The recent conviction of Amish bishop Samuel Mullet Sr. in the Amish hair-cutting case raises renewed questions over the ever-expanding claims of federal jurisdiction.  Mullet was given 15 years in prison for federal hate crimes.  In order to do so, however, the Obama Administration had to establish federal jurisdiction.  They did so by building the case around the “Wahl battery-operated hair clippers” used to cut the beards of Amish men and insisted that federal jurisdiction followed the clippers which crossed state borders in their manufacturing and sale. The superseding indictment is linked below.


Mullet was convicted in September of organizing a series of raids in 2011 against religious enemies and disobedient family members. This was an intra-Amish dispute in which the men’s beards were forcibly sheared and women’s hair was cut. I have no problem at all with criminal prosecution for assault and other state offenses.
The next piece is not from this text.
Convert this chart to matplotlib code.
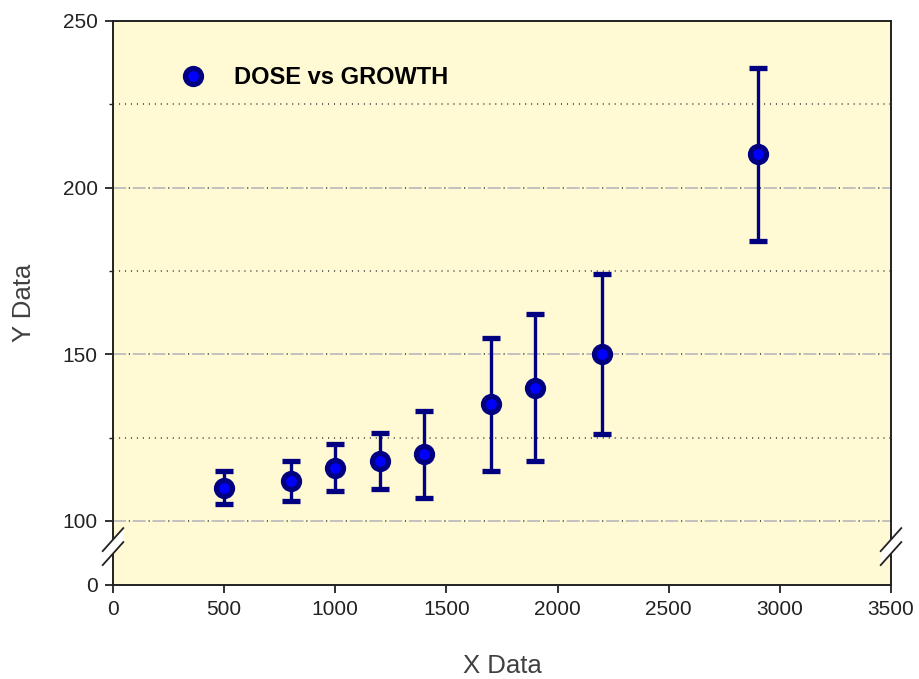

However, the Justice Department insisted on getting involved as a hate crime. The 2009 Matthew Shepard and James Byrd Jr. Hate Crimes Prevention Act requires “an instrumentality of interstate or foreign commerce.” So, U.S. Attorney Steven M. Dettelbach, of the Northern District of Ohio, argued that the clippers used in the assaults “were purchased at Walmart and had travelled in and affected interstate commerce in that they were manufactured in Dover, Delaware.” The federal court accepted the argument which would render any limits on federal power meaningless for the purposes of federalizing what are state crimes.

In addition to Mullett, fifteen other Amish members were sentenced to prison terms of two to seven years.

The case could get more attention due to the role of Obama’s nominee for Labor secretary, Thomas Perez, in the case in his capacity as assistant attorney general for the Civil Rights Division of the Justice Department.

Since virtually all products travel across state borders, this theory gives federal hate crimes universal application. It further allows federal prosecutors to retry state defendants for essentially the same alleged acts by redefining the acts as hate crimes as opposed to assaults. It is a test of federal jurisdiction that cannot fail.